BofA Trims Domino’s Target, Keeps Buy Call

March 1, 2026 at 03:11 UTC

3 min read
Domino's Pizza logo with BofA analyst rating update and US store growth highlights

Key Points

  • Bank of America (BAC) cut its Domino’s (DPZ) price target to $545 but kept a Buy rating
  • The bank slightly lowered its 2026 EPS forecast, citing a higher tax rate
  • Domino’s (DPZ) CEO says the U.S. pizza market remains resilient and growing
  • Domino’s (DPZ) grew U.S. same-store sales 3% and added 172 net new stores in 2025

BofA revises Domino’s target and earnings forecast

Bank of America (BAC) has reduced its price objective for Domino’s Pizza, Inc. to $545 from $556 while reiterating a Buy rating on the stock. The change follows a review of the company’s most recent earnings results, including its fourth-quarter 2025 performance.

As part of the update, the bank’s analyst lowered the firm’s fiscal year earnings per share estimate for Domino’s to $19.99 from $20.31. The revision was attributed mainly to expectations for a higher tax rate, rather than to changes in the company’s operating outlook.

Despite the reduced target and EPS forecast, the continued Buy recommendation signals that Bank of America (BAC) remains positive on Domino’s shares. Domino’s is also cited as one of the “13 Best March Dividend Stocks to Buy” in the coverage that highlighted the new target.

Management outlook on pizza demand and growth

During the company’s Q4 2025 update, CEO Russell Weiner addressed questions over whether the U.S. pizza market is slowing. He rejected the notion of a downturn, saying that pizza continues to demonstrate resilience and remains a growing category in the broader restaurant landscape.

Weiner said he expects the quick-service pizza segment to keep expanding at its historical pace in 2026 and beyond. His comments conveyed confidence in both the overall category and Domino’s competitive positioning within it.

Looking further ahead, Weiner described a long-term opportunity for Domino’s in its home market. He said he believes the company has the potential to double its U.S. retail sales over time, citing Domino’s business model and strategy as key supports for that ambition.

Recent operating performance and U.S. expansion

Reviewing full-year 2025 results, Weiner noted that Domino’s achieved growth in both its carryout and delivery businesses in the United States. He said this performance indicated that the company’s strategy is effective and that its operations remain strong across channels.

Domino’s opened 172 net new stores in the U.S. over the year, expanding its domestic footprint. Same-store sales in the U.S. increased by 3%, which the company said contributed to additional market share gains in the quick-service pizza segment.

The company operates globally with a focus on pizza delivery and carryout and organizes its business into three main segments: U.S. stores, international franchise, and supply chain. This structure supports both its domestic growth and its international franchise network.

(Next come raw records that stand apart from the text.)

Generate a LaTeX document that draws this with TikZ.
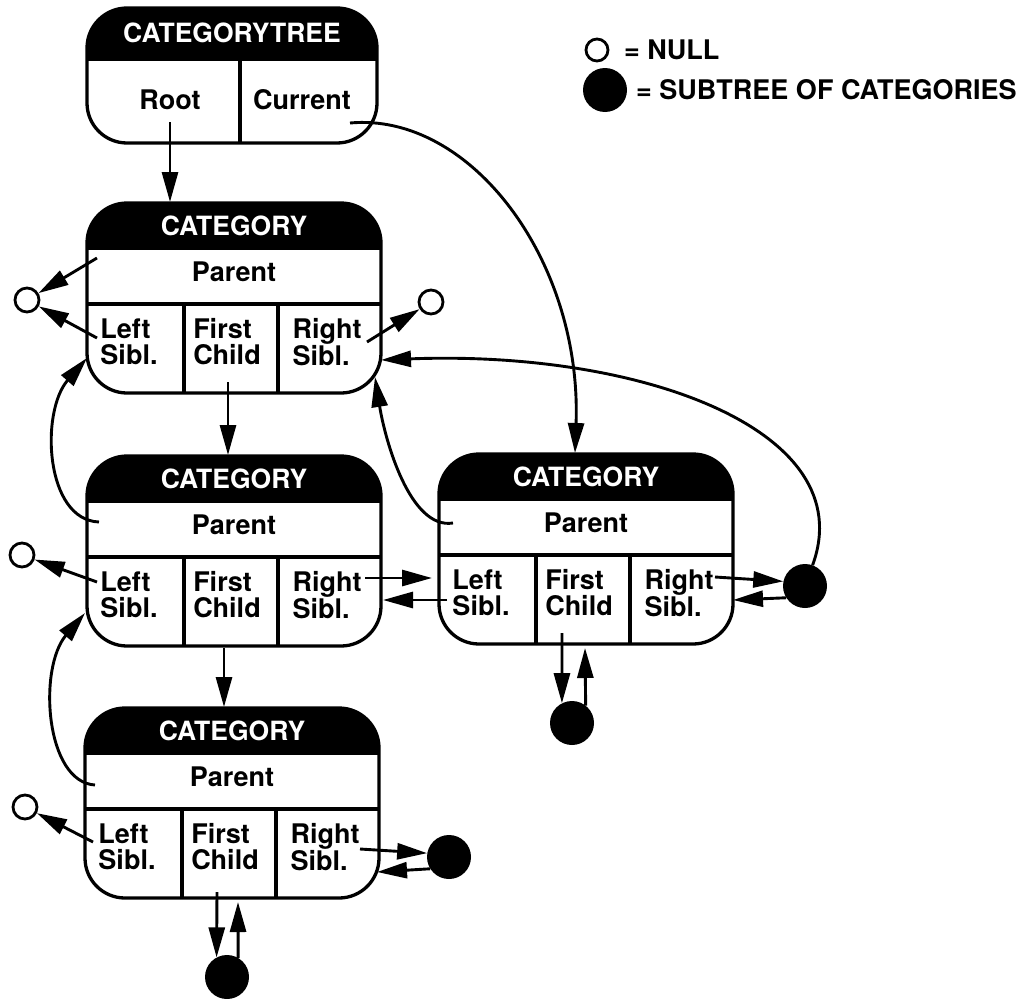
\documentclass[tikz,border=0pt]{standalone}
\usepackage{fontspec}
\setmainfont{TeX Gyre Heros}
\usetikzlibrary{arrows.meta,calc}

\tikzset{
  boxline/.style={line width=3.3pt},
  link/.style={line width=2.9pt, -{Triangle[length=30pt,width=16pt]}},
  nullpt/.style={circle, draw, line width=2.8pt, fill=white, minimum size=24pt, inner sep=0pt},
  subtree/.style={circle, fill=black, minimum size=44pt, inner sep=0pt},
  headtxt/.style={text=white, inner sep=0pt, font=\bfseries\fontsize{26.5}{28}\selectfont},
  celltxt/.style={inner sep=0pt, align=left, font=\bfseries\fontsize{27}{26}\selectfont},
  legtxt/.style={inner sep=0pt, anchor=west, font=\bfseries\fontsize{27}{29}\selectfont},
}

% One CATEGORY record: name, left x, top y (y grows downwards)
\newcommand\catbox[3]{%
  \begin{scope}[shift={(#2,#3)}]
    \coordinate (#1) at (0,0);
    \begin{scope}
      \clip[rounded corners=40pt] (0,0) rectangle (294,190);
      \fill (0,0) rectangle (294,45);
    \end{scope}
    \draw[boxline, rounded corners=40pt] (0,0) rectangle (294,190);
    \draw[boxline] (0,45) -- (294,45) (0,101) -- (294,101)
                   (97,101) -- (97,190) (191,101) -- (191,190);
    \node[headtxt] (#1-head) at (147,23) {CATEGORY};
    \node[celltxt] (#1-par) at (147,69) {Parent};
    \node[celltxt] (#1-ls) at (42,139) {Left\\Sibl.};
    \node[celltxt] (#1-fc) at (140,139) {First\\Child};
    \node[celltxt] (#1-rs) at (240,139) {Right\\Sibl.};
  \end{scope}}

\begin{document}
\begin{tikzpicture}[x=1pt,y=-1pt]
  \useasboundingbox (0,0) rectangle (1019,998);

  % CATEGORYTREE record
  \begin{scope}[shift={(87,8)}]
    \coordinate (tree) at (0,0);
    \begin{scope}
      \clip[rounded corners=40pt] (0,0) rectangle (290,135);
      \fill (0,0) rectangle (290,51);
    \end{scope}
    \draw[boxline, rounded corners=40pt] (0,0) rectangle (290,135);
    \draw[boxline] (0,51) -- (290,51) (153,51) -- (153,135);
    \node[headtxt] (tree-head) at (145,25) {CATEGORYTREE};
    \node[celltxt] (tree-root) at (83,92) {Root};
    \node[celltxt] (tree-cur) at (215,92) {Current};
  \end{scope}

  % CATEGORY records
  \catbox{b1}{87}{203}
  \catbox{b2}{87}{456}
  \catbox{b3}{439}{454}
  \catbox{b4}{85}{708}

  % NULL pointers and subtrees
  \node[nullpt] (n1) at (27,300) {};
  \node[nullpt] (n2) at (431,302) {};
  \node[nullpt] (n3) at (22,555) {};
  \node[nullpt] (n4) at (25,807) {};
  \node[subtree] (s1) at (805,586) {};
  \node[subtree] (s2) at (572,723) {};
  \node[subtree] (s3) at (449,857) {};
  \node[subtree] (s4) at (227,977) {};

  % legend
  \node[nullpt, minimum size=22pt] (lnull) at (597,50) {};
  \node[legtxt] (lnulltxt) at (624,50) {= NULL};
  \node[subtree] (lsub) at (605,90) {};
  \node[legtxt] (lsubtxt) at (636,90) {= SUBTREE OF CATEGORIES};

  % tree pointers
  \draw[link] ($(tree)+(83,114)$) -- ($(b1)+(83,-1)$);
  \draw[link] ($(tree)+(263,115)$) .. controls (470,112) and (582,260) .. ($(b3)+(136,-1)$);

  % first record
  \draw[link] ($(b1)+(10,55)$) -- (n1);
  \draw[link] ($(b1)+(10,135)$) -- (n1);
  \draw[link] ($(b1)+(280,139)$) -- (n2);
  \draw[link] ($(b1)+(141,179)$) -- ($(b2)+(141,-1)$);

  % parent pointers
  \draw[link] ($(b2)+(12,66)$) .. controls (45,520) and (40,412) .. ($(b1)+(0,155)$);
  \draw[link] ($(b3)+(14,69)$) .. controls (410,530) and (385,440) .. ($(b1)+(288,174)$);
  \draw[link] ($(b4)+(10,77)$) .. controls (45,782) and (38,668) .. ($(b2)+(-2,157)$);

  % subtree back to first record
  \draw[link] (s1.70) .. controls (862,430) and (640,350) .. ($(b1)+(294,157)$);

  % siblings of the second level
  \draw[link] ($(b2)+(278,122)$) -- ($(b3)+(-7,124)$);
  \draw[link] ($(b3)+(8,146)$) -- ($(b2)+(296,144)$);
  \draw[link] ($(b2)+(10,126)$) -- (n3);
  \draw[link] ($(b3)+(276,123)$) -- (s1.168);
  \draw[link] (s1.212) -- ($(b3)+(294,146)$);
  \draw[link] ($(b3)+(123,179)$) -- (s2.117);
  \draw[link] (s2.52) -- ($(b3)+(146,194)$);

  % third level
  \draw[link] ($(b2)+(137,192)$) -- ($(b4)+(139,-1)$);
  \draw[link] ($(b4)+(8,134)$) -- (n4);
  \draw[link] ($(b4)+(275,141)$) -- (s3.170);
  \draw[link] (s3.212) -- ($(b4)+(292,164)$);
  \draw[link] ($(b4)+(132,184)$) -- (s4.118);
  \draw[link] (s4.60) -- ($(b4)+(153,194)$);
\end{tikzpicture}
\end{document}
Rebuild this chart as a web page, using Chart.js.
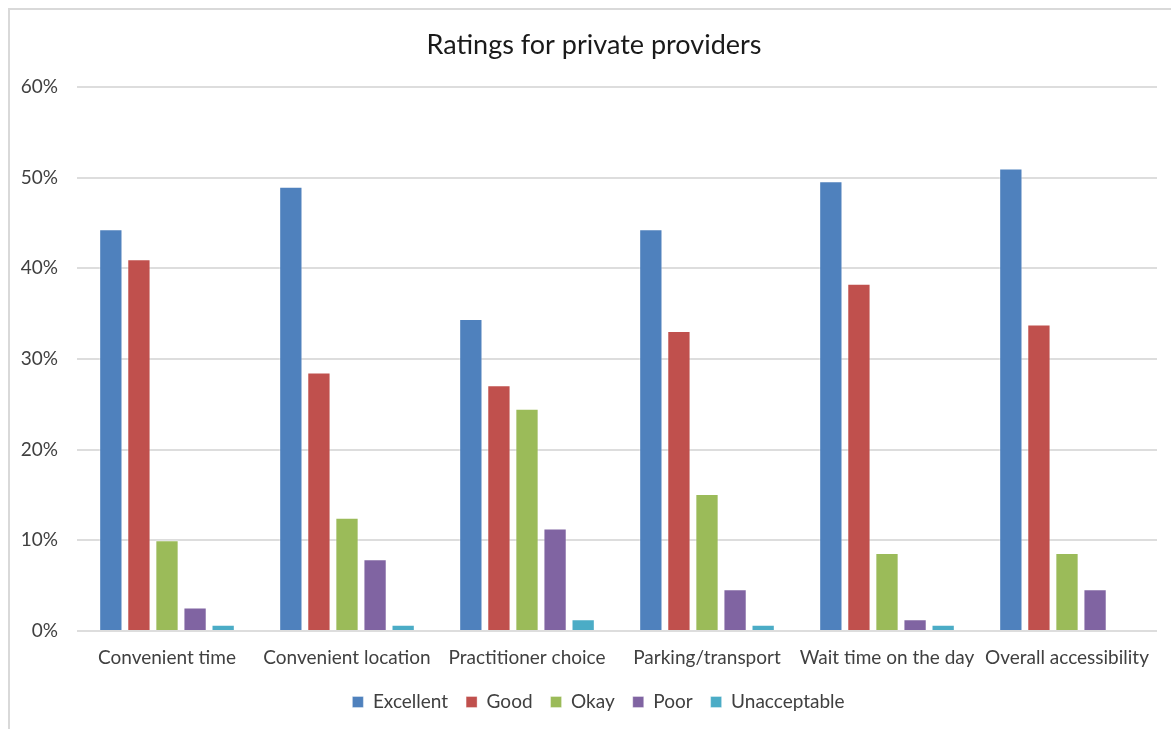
<!DOCTYPE html>
<html>
<head>
<meta charset="utf-8">
<title>Ratings for private providers</title>
<script src="https://cdn.jsdelivr.net/npm/chart.js@4/dist/chart.umd.min.js"></script>
<style>
    html, body { margin: 0; padding: 0; background: #fff; overflow: hidden; }
    #frame {
        position: absolute;
        left: 8px; top: 8px;
        width: 1300px; height: 800px;
        border: 2px solid #d9d9d9;
        box-sizing: border-box;
    }
    #wrap { position: absolute; left: 0; top: 0; width: 1171px; height: 729px; }
</style>
</head>
<body>
<div id="frame"></div>
<div id="wrap"><canvas id="ratingsChart" width="1171" height="729"></canvas></div>
<script>
// Aspects rated
const categories = [
    "Convenient time", "Convenient location", "Practitioner choice",
    "Parking/transport", "Wait time on the day", "Overall accessibility"
];

// Share of respondents (%) per rating
const excellent    = [44.3, 49.0, 34.4, 44.3, 49.6, 51.0];
const good         = [41.0, 28.5, 27.1, 33.1, 38.3, 33.8];
const okay         = [10.0, 12.5, 24.5, 15.1, 8.6, 8.6];
const poor         = [2.6, 7.9, 11.3, 4.6, 1.3, 4.6];
const unacceptable = [0.7, 0.7, 1.3, 0.7, 0.7, 0];

const yTicks = [0, 10, 20, 30, 40, 50, 60];

const chartTitle = "Ratings for private providers";
const textColor = "#404040";
const fontFamily = "Lato, 'Liberation Sans', sans-serif";

function series(label, data, color) {
    return {
        label: label,
        data: data,
        backgroundColor: color,
        borderColor: "rgba(255,255,255,0.35)",
        borderWidth: 1,
        barPercentage: 0.83,
        categoryPercentage: 0.78
    };
}

// Title and legend are centred on the whole frame rather than the plot
const frameCentering = {
    id: "frameCentering",
    afterLayout(chart) {
        chart.legend.left = 40;
    },
    afterDraw(chart) {
        const c = chart.ctx;
        c.save();
        c.font = "27px " + fontFamily;
        c.fillStyle = "#1a1a1a";
        c.textAlign = "center";
        c.textBaseline = "middle";
        c.fillText(chartTitle, 594, 45);
        c.restore();
    }
};

const ctx = document.getElementById("ratingsChart").getContext("2d");
new Chart(ctx, {
    type: "bar",
    data: {
        labels: categories,
        datasets: [
            series("Excellent", excellent, "#4F81BD"),
            series("Good", good, "#C0504D"),
            series("Okay", okay, "#9BBB59"),
            series("Poor", poor, "#8064A2"),
            series("Unacceptable", unacceptable, "#4BACC6")
        ]
    },
    plugins: [frameCentering],
    options: {
        responsive: false,
        animation: false,
        layout: { padding: { left: 0, right: 14, top: 87, bottom: 7.5 } },
        scales: {
            x: {
                afterFit: function (scale) { scale.height = 43.5; },
                grid: { display: false, drawTicks: false },
                border: { display: false },
                ticks: {
                    color: textColor,
                    font: { family: fontFamily, size: 19 },
                    padding: 15.6,
                    maxRotation: 0,
                    autoSkip: false
                }
            },
            y: {
                min: 0,
                max: 60,
                afterBuildTicks: function (scale) {
                    scale.ticks = yTicks.map(v => ({ value: v }));
                },
                afterFit: function (scale) { scale.width = 77; },
                grid: { color: "#dddddd", lineWidth: 2, drawTicks: false },
                border: { display: false },
                ticks: {
                    color: textColor,
                    font: { family: fontFamily, size: 19 },
                    padding: 19,
                    callback: v => v + "%"
                }
            }
        },
        plugins: {
            title: { display: false },
            legend: {
                position: "bottom",
                labels: {
                    color: textColor,
                    font: { family: fontFamily, size: 19 },
                    boxWidth: 11,
                    boxHeight: 11,
                    padding: 18
                }
            },
            tooltip: { enabled: false }
        }
    }
});
</script>
</body>
</html>
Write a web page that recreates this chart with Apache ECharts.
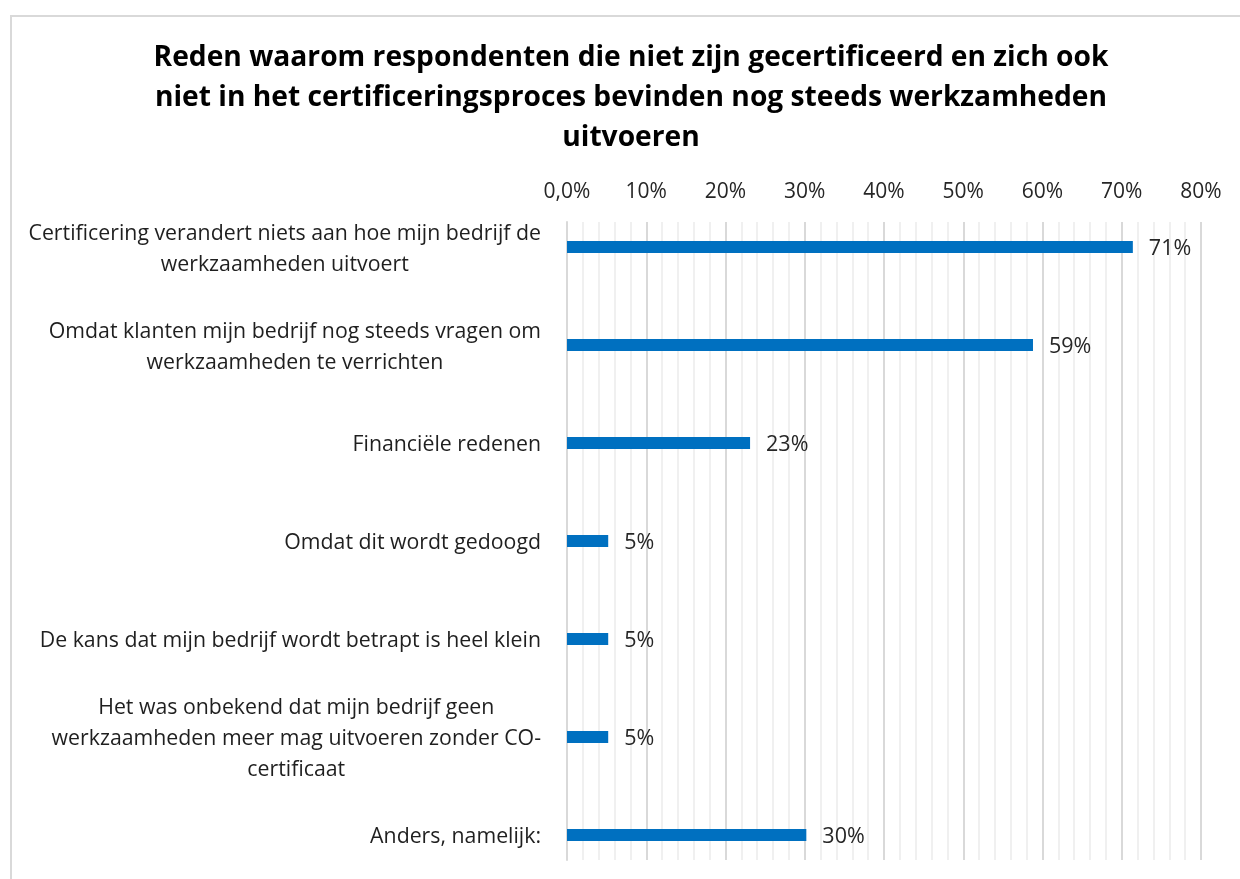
<!DOCTYPE html>
<html>
<head>
<meta charset="utf-8">
<script src="https://cdn.jsdelivr.net/npm/echarts@6/dist/echarts.min.js"></script>
<style>
  html, body { margin: 0; padding: 0; background: #fff; overflow: hidden; }
  #chart { width: 1240px; height: 879px; }
</style>
</head>
<body>
<div id="chart"></div>
<script>
const titleText = 'Reden waarom respondenten die niet zijn gecertificeerd en zich ook\nniet in het certificeringsproces bevinden nog steeds werkzamheden\nuitvoeren'

const categories = [
  'Certificering verandert niets aan hoe mijn bedrijf de\nwerkzaamheden uitvoert',
  'Omdat klanten mijn bedrijf nog steeds vragen om\nwerkzaamheden te verrichten',
  'Financiële redenen',
  'Omdat dit wordt gedoogd',
  'De kans dat mijn bedrijf wordt betrapt is heel klein',
  'Het was onbekend dat mijn bedrijf geen\nwerkzaamheden meer mag uitvoeren zonder CO-\ncertificaat',
  'Anders, namelijk:'
]
const values = [71.4, 58.8, 23.1, 5.2, 5.2, 5.2, 30.2]

const FONT = '"Open Sans", "Noto Sans", sans-serif'
const ink = '#1f1f1f'
const barBlue = '#0070c0'

// plot box in px
const left = 567
const right = 1240 - 1201
const gridTop = 222
const gridHeight = 638
const barTop = 198
const barHeight = 686

const chart = echarts.init(document.getElementById('chart'), null, { renderer: 'canvas' })

chart.setOption({
  animation: false,
  backgroundColor: '#fff',
  textStyle: { fontFamily: FONT },
  title: {
    text: titleText,
    left: 631,
    top: 38,
    padding: 0,
    textAlign: 'center',
    textStyle: { fontFamily: FONT, fontSize: 28.2, fontWeight: 'bold', color: '#000', lineHeight: 40 }
  },
  graphic: [{
    type: 'rect',
    silent: true,
    shape: { x: 11, y: 16, width: 1300, height: 950 },
    style: { fill: 'none', stroke: '#d9d9d9', lineWidth: 2 }
  }],
  grid: [
    // gridlines + top axis
    { left, right, top: gridTop, height: gridHeight, outerBoundsMode: 'none' },
    // bars (band runs a little past the canvas bottom, as in the original)
    { left, right, top: barTop, height: barHeight, outerBoundsMode: 'none' }
  ],
  xAxis: [
    {
      gridIndex: 0,
      type: 'value',
      position: 'top',
      min: 0,
      max: 80,
      interval: 10,
      axisLine: { show: false },
      axisTick: { show: false },
      axisLabel: {
        margin: 19,
        fontSize: 21,
        color: '#262626',
        fontFamily: FONT,
        formatter: v => v === 0 ? '0,0%' : v + '%'
      },
      splitLine: { show: true, lineStyle: { color: '#d9d9d9', width: 2 } },
      minorTick: { show: false, splitNumber: 5 },
      minorSplitLine: { show: true, lineStyle: { color: '#f0f0f0', width: 2 } }
    },
    {
      gridIndex: 1,
      type: 'value',
      min: 0,
      max: 80,
      show: false
    }
  ],
  yAxis: [
    {
      gridIndex: 0,
      type: 'category',
      data: categories,
      inverse: true,
      axisLine: { show: true, lineStyle: { color: '#d9d9d9', width: 2 } },
      axisTick: { show: false },
      axisLabel: { show: false },
      splitLine: { show: false }
    },
    {
      gridIndex: 1,
      type: 'category',
      data: categories,
      inverse: true,
      axisLine: { show: false },
      axisTick: { show: false },
      axisLabel: {
        margin: 26,
        align: 'right',
        padding: [4, 0, 0, 0],
        formatter: s => s.split('\n').map(l => '{c|' + l + '}').join('\n'),
        rich: {
          c: { align: 'center', fontSize: 21.3, lineHeight: 31, color: ink, fontFamily: FONT }
        }
      }
    }
  ],
  series: [{
    type: 'bar',
    xAxisIndex: 1,
    yAxisIndex: 1,
    data: values,
    barWidth: 12,
    itemStyle: { color: barBlue },
    label: {
      show: true,
      position: 'right',
      distance: 16,
      offset: [0, 2],
      fontSize: 21.5,
      color: '#262626',
      fontFamily: FONT,
      formatter: p => Math.round(p.value) + '%'
    }
  }]
})
</script>
</body>
</html>
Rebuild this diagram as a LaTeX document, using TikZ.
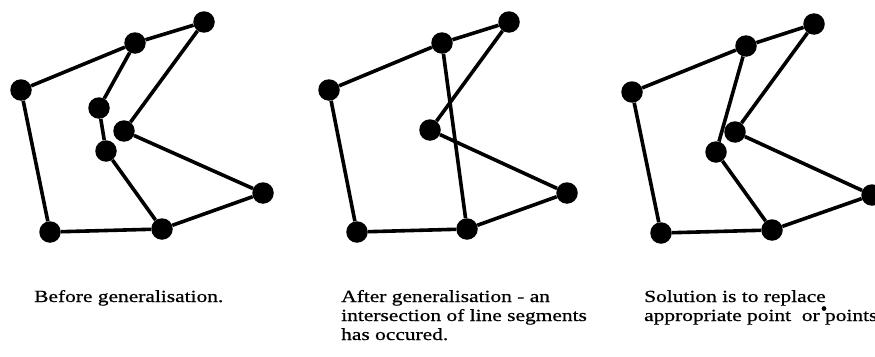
\documentclass[tikz,border=0pt]{standalone}
\usepackage{fontspec}
\setmainfont{Liberation Serif}
\newfontfamily\capfont[FakeStretch=1.26,FakeBold=0.8]{Liberation Serif}
\begin{document}
\begin{tikzpicture}[x=1pt,y=-1pt,
  vtx/.style={circle,fill=black,inner sep=0pt,minimum size=21.5pt},
  seg/.style={line width=3.6pt},
  caption/.style={anchor=base west,inner sep=0pt,font=\capfont\fontsize{17}{19}\selectfont}]
\useasboundingbox (0,0) rectangle (875,356);

% --- polygons before generalisation ---
\node[vtx] (a1) at (21,90) {};
\node[vtx] (b1) at (135,43) {};
\node[vtx] (c1) at (204,22) {};
\node[vtx] (d1) at (99,108) {};
\node[vtx] (e1) at (124,131) {};
\node[vtx] (f1) at (106,151) {};
\node[vtx] (g1) at (263,193) {};
\node[vtx] (h1) at (50,232) {};
\node[vtx] (i1) at (162,229) {};
\draw[seg] (a1) -- (b1) -- (c1) -- (e1) -- (g1) -- (i1) -- (h1) -- (a1);
\draw[seg] (b1) -- (d1) -- (f1) -- (i1);

% --- after generalisation: shared boundary collapsed ---
\node[vtx] (a2) at (329,90) {};
\node[vtx] (b2) at (442,43) {};
\node[vtx] (c2) at (509,22) {};
\node[vtx] (e2) at (430,130) {};
\node[vtx] (g2) at (567,193) {};
\node[vtx] (h2) at (357,232) {};
\node[vtx] (i2) at (467,229) {};
\draw[seg] (a2) -- (b2) -- (c2) -- (e2) -- (g2) -- (i2) -- (h2) -- (a2);
\draw[seg] (b2) -- (i2);

% --- repaired boundary with a replacement point ---
\node[vtx] (a3) at (632,92) {};
\node[vtx] (b3) at (746,46) {};
\node[vtx] (c3) at (814,24) {};
\node[vtx] (e3) at (735,132) {};
\node[vtx] (f3) at (716,152) {};
\node[vtx] (g3) at (872,195) {};
\node[vtx] (h3) at (661,233) {};
\node[vtx] (i3) at (772,230) {};
\draw[seg] (a3) -- (b3) -- (c3) -- (e3) -- (g3) -- (i3) -- (h3) -- (a3);
\draw[seg] (b3) -- (f3) -- (i3);

% --- captions ---
\node[caption] (t1) at (34,302) {Before generalisation.};
\node[caption] (t2a) at (341,302) {After generalisation - an};
\node[caption] (t2b) at (341,321) {intersection of line segments};
\node[caption] (t2c) at (341,340) {has occured.};
\node[caption] (t3a) at (644,302) {Solution is to replace};
\node[caption] (t3b) at (644,321) {appropriate point\ \ or points};
\fill (824,308.5) circle (2.4pt);
\end{tikzpicture}
\end{document}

Positioning within broader investment themes

In addition to the updated target and outlook for Domino’s, the research that discussed the stock also compared its prospects with those of certain artificial intelligence companies. While acknowledging Domino’s potential as an investment, the commentary suggested that some AI stocks may offer greater upside and lower downside risk.

Domino’s inclusion in lists such as the “13 Best March Dividend Stocks to Buy” places it within a broader set of income-oriented opportunities tracked by analysts. At the same time, investors are being directed to consider other themes, including AI-related names and onshoring beneficiaries, alongside consumer-focused companies like Domino’s.

Key Takeaways

  • Bank of America’s lower Domino’s price target stems mainly from tax-rate assumptions rather than a weaker operating view.
  • Domino’s management continues to project sustained growth for the quick-service pizza category into 2026 and beyond.
  • U.S. same-store sales growth and new store openings in 2025 support the company’s claim of share gains in its core market.